start DATA ENTRIES
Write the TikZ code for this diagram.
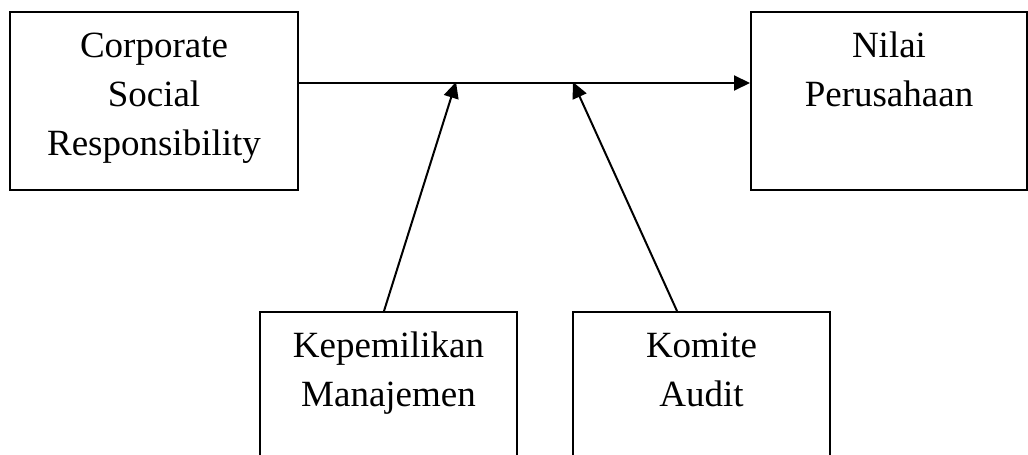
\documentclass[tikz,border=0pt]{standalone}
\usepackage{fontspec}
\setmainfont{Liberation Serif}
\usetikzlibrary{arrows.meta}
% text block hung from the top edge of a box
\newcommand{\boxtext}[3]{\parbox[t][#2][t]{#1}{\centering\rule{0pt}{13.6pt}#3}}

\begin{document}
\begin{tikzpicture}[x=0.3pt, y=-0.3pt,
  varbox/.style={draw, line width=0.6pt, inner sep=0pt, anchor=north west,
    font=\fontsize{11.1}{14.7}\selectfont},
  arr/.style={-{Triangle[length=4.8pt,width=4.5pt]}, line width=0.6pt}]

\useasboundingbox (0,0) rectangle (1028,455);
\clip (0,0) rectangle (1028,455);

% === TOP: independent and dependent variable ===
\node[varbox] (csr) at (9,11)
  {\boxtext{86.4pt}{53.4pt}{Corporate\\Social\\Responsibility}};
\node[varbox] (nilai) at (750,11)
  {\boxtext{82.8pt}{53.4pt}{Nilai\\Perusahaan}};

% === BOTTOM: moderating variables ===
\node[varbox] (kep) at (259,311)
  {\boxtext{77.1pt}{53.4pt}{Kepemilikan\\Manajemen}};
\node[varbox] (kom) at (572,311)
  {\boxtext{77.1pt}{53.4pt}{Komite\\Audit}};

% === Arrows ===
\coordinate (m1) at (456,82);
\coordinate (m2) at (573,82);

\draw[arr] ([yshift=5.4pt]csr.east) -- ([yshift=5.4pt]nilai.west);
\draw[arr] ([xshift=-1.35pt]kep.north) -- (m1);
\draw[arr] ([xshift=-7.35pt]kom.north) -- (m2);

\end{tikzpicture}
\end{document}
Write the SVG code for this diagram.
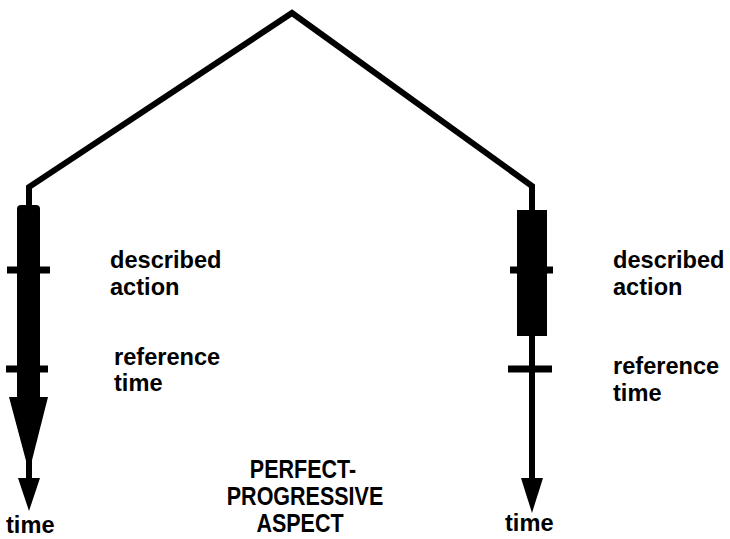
end DATA ENTRIES
▶ EXERCISE DESCRIPTION
Filter out every line that lacks the word "this", and copy the rest.

▶ THE RESPONSE
Write the TikZ code for this diagram.
Write the SVG code for this diagram.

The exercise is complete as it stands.